Je dirais même que le pianiste et son instrument incarnent l’image symbolique de Westworld. Elle apporte tellement d’interprétations avec elle. C’est une machine qui fonctionne littéralement avec des codes, des trous que vous inscrivez sur un bout de papier. Et de cette machine, il en ressort de l’art, de la beauté puis des émotions et une forte connexion avec la musique.

Avez-vous déjà réfléchi à la fin de Westworld ?

Nous avons une fin en tête depuis que nous avons écrit le pilote. Et elle me plaît beaucoup, elle est pleine d’émotions. Je ne peux pas vous dire quand ça va arriver [la série a déjà été renouvelée pour une troisième saison], mais chaque saison est en quelque sorte un chapitre de l’histoire.
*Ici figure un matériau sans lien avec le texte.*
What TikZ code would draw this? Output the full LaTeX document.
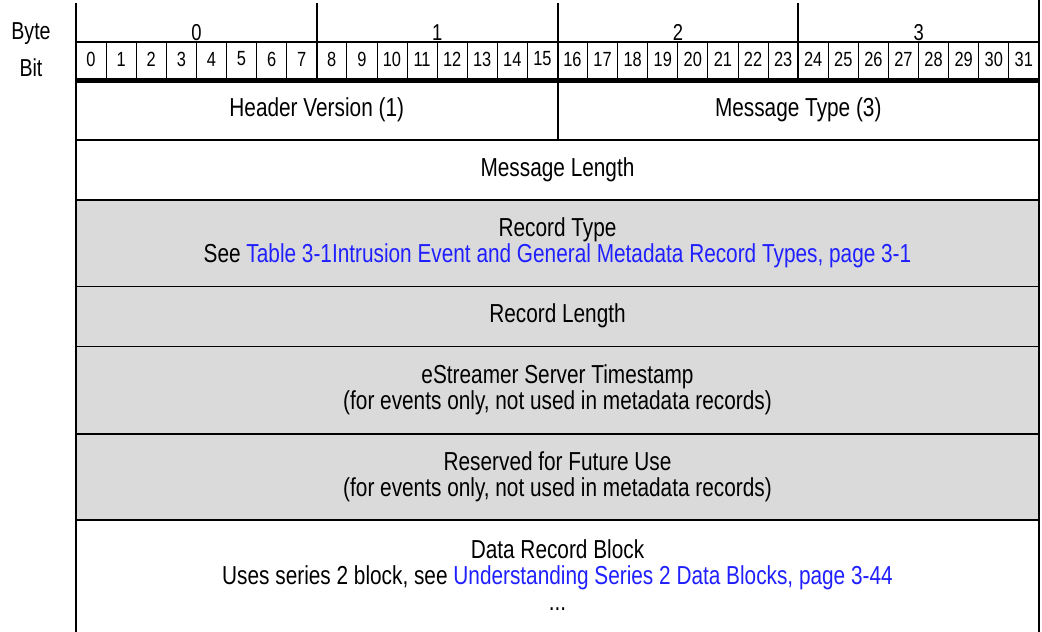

Elle vous rapproche de la fin et à la fois ouvre une nouvelle porte vers l’inconnu.

On essaie de répondre à de nombreuses questions à chaque fin de saison mais il y a une question qui parcourt l’entièreté de la série : que va-t-il advenir de cette nouvelle forme de vie ? Je pense que c’est la question ultime à laquelle Westworld devra répondre.

La saison 2 de Westworld est disponible en intégralité sur OCS Go.